Many readers stumble here because Paul does not mention the cross. But they ought not. Paul’s gospel before pagan audiences emphasizes the universality of the one true God, the dawning of his kingdom, the judgment that follows, and the One—Christ—to whom rule and judgment have been given. The evidence of his authority is the resurrection, something utterly unique in human history. It is only in this setting that the free offer of mercy lands. Grace makes its appeal when the hearer realizes that the One who raised from the dead is the One who died for sinners and now invites all to come to him for life and forgiveness. 

See how different this is from our usual presentation. We start with “Jesus died for you,” which elicits a “So what?” response if we have not first established Christ’s rule and authority to forgive. Unfortunately, modern evangelism often begins with mercy and never reaches authority. Paul begins with authority and lets mercy land with full weight. Different schools of apologetics approach this from different angles. Use the right tool for the job; just don’t forget to emphasize the resurrection and present reign of Christ. 

A Call to Faithfulness 

A few commentators have read Acts 17 as a cautionary tale—the apostle reached above the heads of his audience and almost no one believed. But we should seek a better understanding of the text. Dionysius was a member of the Areopagus court itself. Damaris is named, which Luke does not do casually. By New Testament standards, Athens was a successful missionary engagement in a hard city. 

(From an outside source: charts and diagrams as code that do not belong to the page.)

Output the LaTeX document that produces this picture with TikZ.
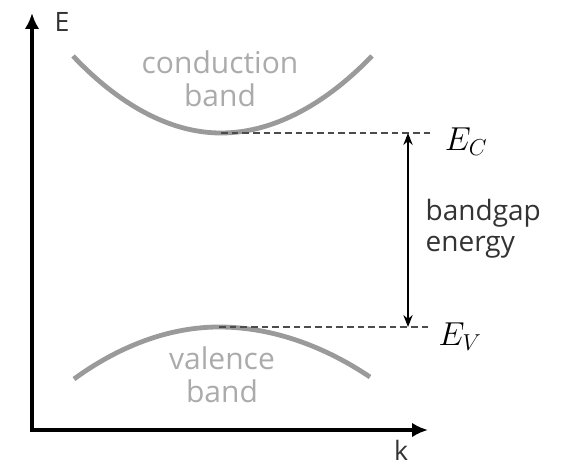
\documentclass[tikz,border=0pt]{standalone}
\usepackage{fontspec}
\setmainfont{Open Sans}
\usetikzlibrary{arrows.meta}
\definecolor{BandGray}{HTML}{9A9A9A}
\definecolor{LabelGray}{HTML}{ABABAB}
\begin{document}
\begin{tikzpicture}[x=0.75pt,y=-0.75pt,>={Stealth[length=9pt,width=7pt]},
  band/.style={line width=3.6pt,color=BandGray},
  bandlbl/.style={text=LabelGray,align=center,font=\fontsize{22.5}{25}\selectfont},
  level/.style={line width=1.1pt,color=black!70,dash pattern=on 5pt off 3pt}]
  \useasboundingbox (0,0) rectangle (570,466);
  % axes
  \coordinate (etop) at (32,13);
  \coordinate (o) at (32,430);
  \coordinate (kend) at (428,430);
  \draw[line width=3pt,miter limit=10,{Latex[length=12pt,width=11pt]}-{Latex[length=12pt,width=11pt]}]
    (etop) -- (o) -- (kend);
  \node[text=black!80,font=\fontsize{20}{22}\selectfont] (elbl) at (62,22) {E};
  \node[text=black!80,inner sep=0pt,font=\fontsize{20}{22}\selectfont] (klbl) at (401,450) {k};
  % bands
  \coordinate (cmin) at (221,133);
  \coordinate (vmax) at (219,327);
  \draw[band] (73,56) parabola bend (cmin) (372,56);
  \draw[band] (74,379) parabola bend (vmax) (370,377);
  \node[bandlbl] (cb) at (220,79) {conduction\\band};
  \node[bandlbl] (vb) at (222,375) {valence\\band};
  % band edges
  \coordinate (cend) at (433,133);
  \coordinate (vend) at (432,327);
  \draw[level] (cmin) -- (cend);
  \draw[level] (vmax) -- (vend);
  \node[font=\fontsize{26}{28}\selectfont] (ec) at (466,142) {$E_C$};
  \node[font=\fontsize{26}{28}\selectfont] (ev) at (460,337) {$E_V$};
  % gap
  \coordinate (ga) at (408,133);
  \coordinate (gb) at (408,327);
  \draw[<->,line width=1pt] (ga) -- (gb);
  \node[anchor=west,align=left,text=black!80,font=\fontsize{21}{23}\selectfont]
    (gap) at (421,229) {bandgap\\energy};
\end{tikzpicture}
\end{document}
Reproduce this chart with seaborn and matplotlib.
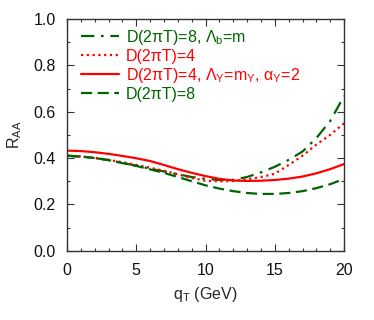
import matplotlib
matplotlib.use('Agg')
import matplotlib.pyplot as plt
from matplotlib.ticker import MultipleLocator
import pandas as pd
import seaborn as sns

# transverse momentum grid (GeV)
q_t = list(range(0, 21))

# R_AA curves
dash_dot_d8_lam_b = [0.410, 0.406, 0.400, 0.391, 0.379, 0.367, 0.354, 0.342, 0.330, 0.318, 0.310,
                     0.305, 0.306, 0.318, 0.338, 0.362, 0.392, 0.428, 0.486, 0.560, 0.668]
dotted_d4 = [0.410, 0.407, 0.401, 0.392, 0.382, 0.370, 0.358, 0.345, 0.330, 0.314, 0.302,
             0.299, 0.301, 0.308, 0.318, 0.332, 0.370, 0.410, 0.458, 0.500, 0.550]
solid_d4_lam_y = [0.432, 0.430, 0.425, 0.418, 0.409, 0.399, 0.387, 0.370, 0.352, 0.336, 0.322,
                  0.310, 0.303, 0.301, 0.302, 0.305, 0.311, 0.320, 0.334, 0.352, 0.374]
dashed_d8 = [0.410, 0.406, 0.400, 0.391, 0.378, 0.366, 0.351, 0.336, 0.318, 0.300, 0.282,
             0.268, 0.257, 0.249, 0.245, 0.245, 0.249, 0.257, 0.270, 0.287, 0.310]

labels = [
    r'D(2πT)=8, Λ$_{\mathregular{b}}$=m',
    r'D(2πT)=4',
    r'D(2πT)=4, Λ$_{\mathregular{Υ}}$=m$_{\mathregular{Υ}}$, α$_{\mathregular{Υ}}$=2',
    r'D(2πT)=8',
]

GREEN = '#006400'
RED = '#ff0000'

sns.set_style('ticks')
plt.rcParams['font.family'] = ['Liberation Sans', 'DejaVu Sans']
plt.rcParams['mathtext.fontset'] = 'custom'
plt.rcParams['mathtext.rm'] = 'Liberation Sans'

figure = plt.figure(figsize=(3.74, 3.2), dpi=100)
axes = figure.add_axes([0.179, 0.2166, 0.741, 0.724])

series = [
    (dash_dot_d8_lam_b, GREEN, (0, (6, 3, 1.2, 3))),
    (dotted_d4, RED, (0, (1.0, 1.6))),
    (solid_d4_lam_y, RED, '-'),
    (dashed_d8, GREEN, (0, (5, 2.5))),
]
for (values, color, style), label in zip(series, labels):
    frame = pd.DataFrame({'q': q_t, 'r': values})
    sns.lineplot(data=frame, x='q', y='r', ax=axes, color=color, linestyle=style,
                 linewidth=1.6, label=label)

axes.set_xlim(0, 20)
axes.set_ylim(0, 1.0)
axes.xaxis.set_major_locator(MultipleLocator(5))
axes.xaxis.set_minor_locator(MultipleLocator(1))
axes.yaxis.set_major_locator(MultipleLocator(0.2))
axes.yaxis.set_minor_locator(MultipleLocator(0.1))
axes.yaxis.set_major_formatter(matplotlib.ticker.FormatStrFormatter('%.1f'))
axes.tick_params(which='both', direction='in', top=True, right=True, labelsize=11.5, colors='#333333',
                 labelcolor='#111111')
axes.tick_params(which='major', length=5, width=0.8)
axes.tick_params(which='minor', length=2.5, width=0.8)
axes.tick_params(axis='x', pad=9)
axes.tick_params(axis='y', pad=8)
for spine in axes.spines.values():
    spine.set_linewidth(1.0)
    spine.set_color('#333333')

axes.set_xlabel(r'q$_{\mathregular{T}}$ (GeV)', fontsize=11.5, labelpad=5)
axes.set_ylabel(r'R$_{\mathregular{AA}}$', fontsize=11.5, labelpad=7)

legend = axes.legend(loc='upper left', bbox_to_anchor=(0.02, 1.0), frameon=False,
                     fontsize=11.5, handlelength=2.35, handletextpad=0.45,
                     labelspacing=0.12, borderaxespad=0.2, borderpad=0.35)
for text, line in zip(legend.get_texts(), legend.get_lines()):
    text.set_color(line.get_color())

figure.savefig('out.png', dpi=100)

The final lesson for us, in light of the mixed results in Athens, is that our job is faithful witness, not guaranteed harvest. As Spurgeon said, “It is ours to obey; it is the Lord’s to command results.” In the negative world, we will not always experience staggering numeric success in our soul-winning efforts. Let us simply be faithful. Humbly explain when pressed. Boldly proclaim when sent. Be ready when the question comes. And be willing to feel provoked by a culture in need.